Bangladesh Coast Guard
- Name: CGS Noakhali
- Builder: Dockyard and Engineering Works Limited
- Commissioned: 1995
- Identification: Pennant number: P 112
- Status: Active

Bangladesh Navy
- Name: BNS Noakhali
- Commissioned: 1 July 1972
- Decommissioned: 1995
- Identification: Pennant number: P 112
- Fate: Transferred to Bangladesh Coast Guard

General characteristics
- Class & type: Pabna-class patrol boat
- Displacement: 69 tons
- Length: 22.9 m (75 ft 2 in)
- Beam: 6.1 ft (6 ft 1 in)
- Draught: 1.9 m (6 ft 3 in)
- Propulsion: 2 Cummins diesel engine; 2 shafts;
- Complement: 33 personnel
- Armament: 1 × Bofors 40 mm gun

= CGS Noakhali =

Bangladesh Coast Guard vessel

CGS Noakhali is a riverine patrol craft of the Bangladesh Coast Guard.

==History==
The ship was built at Dockyard and Engineering Works Limited, which is a state-owned ship construction and repair yard managed by the Bangladesh Navy.

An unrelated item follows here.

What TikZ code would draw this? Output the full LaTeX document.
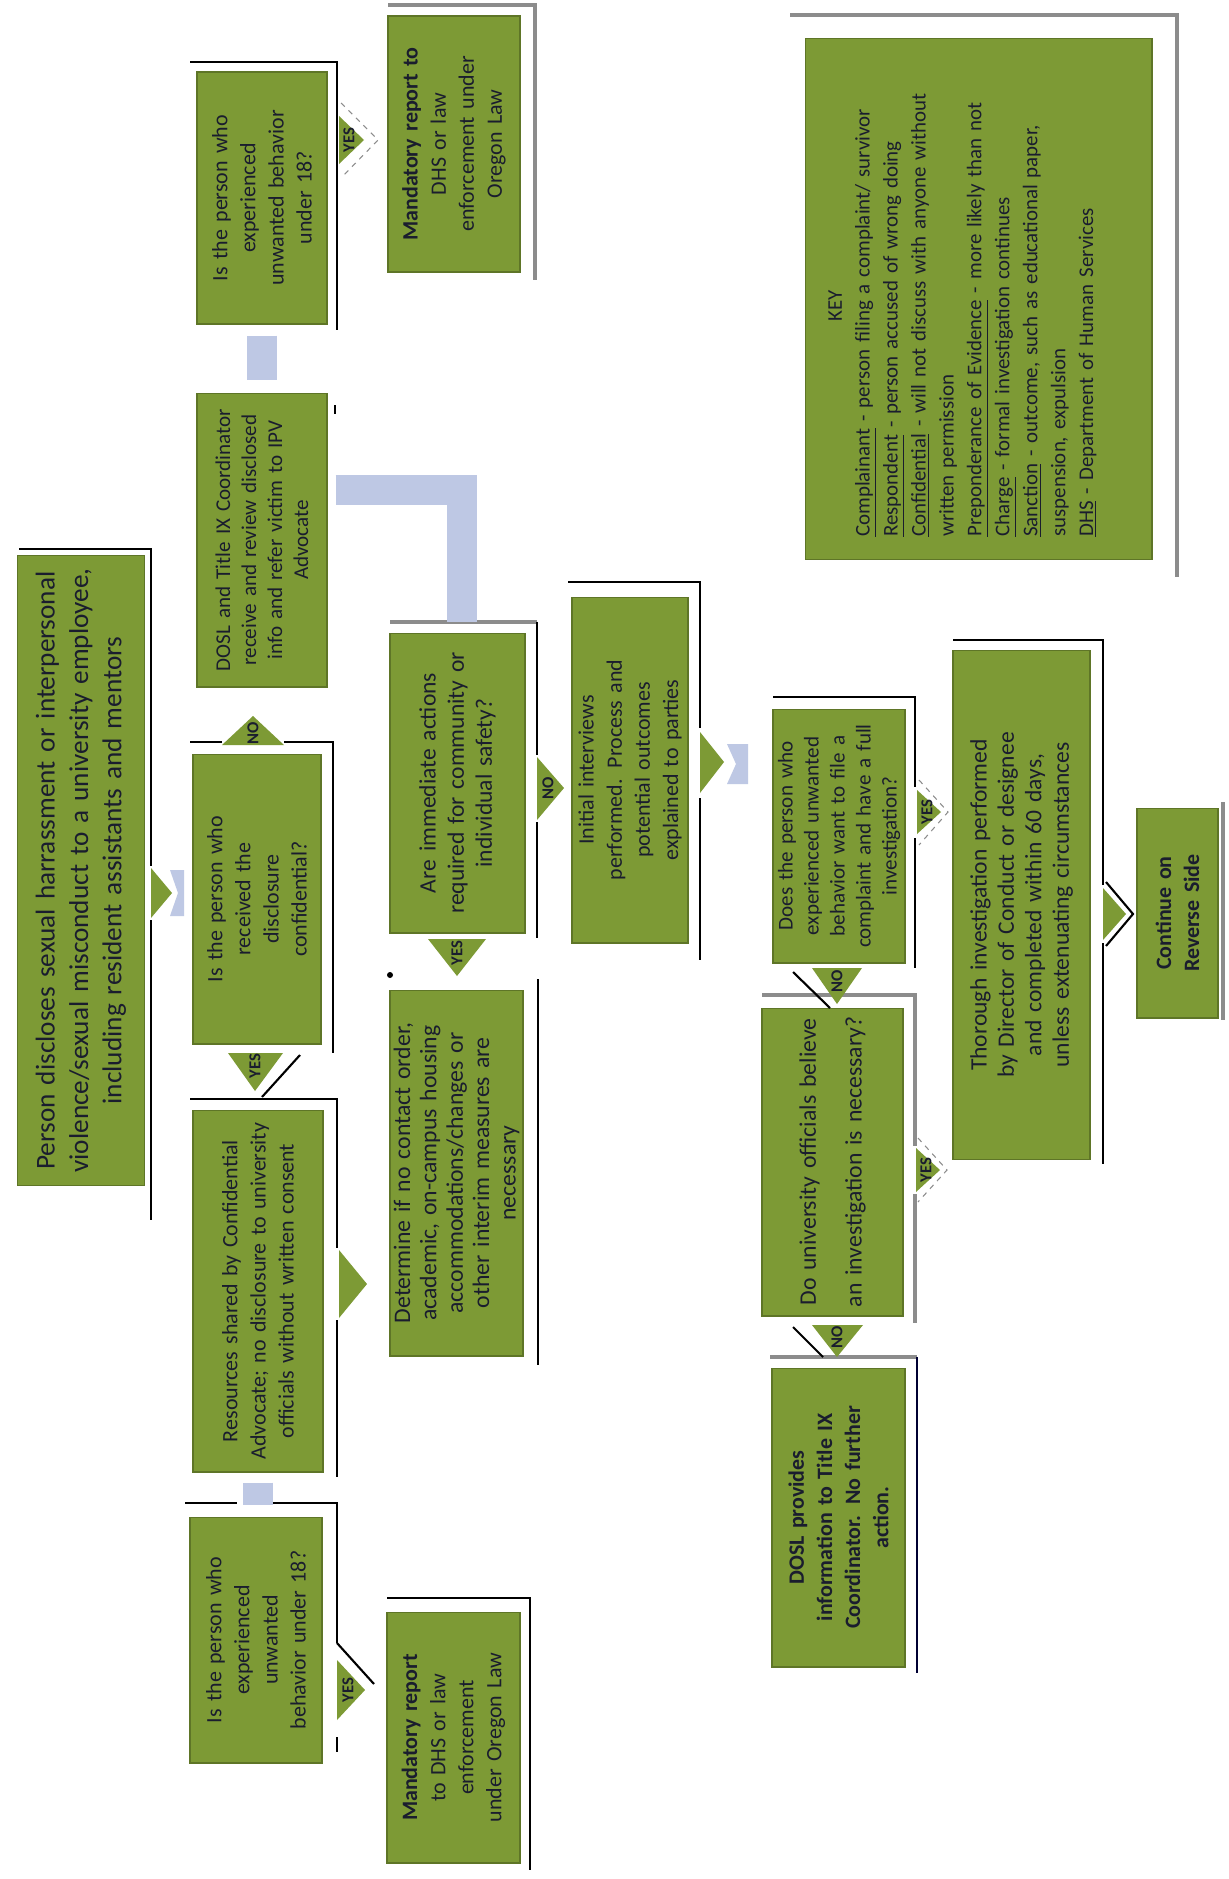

She was commissioned into the Bangladesh Navy as BNS Noakhali on 1 July 1972. After the emergence of Bangladesh Coast Guard, the ship was transferred to them and commissioned into the coast guard as CGS Noakhali.

==Design==
The ship is 22.9 m in length, 6.1 m in breadth and 1.9 m in draught. She has a displacement of 69 tons and a complement of 33 personnel. The ship carries one Bofors 40 mm gun of 60 calibres as armament. This patrol craft can be used for coastal as well as riverine patrolling.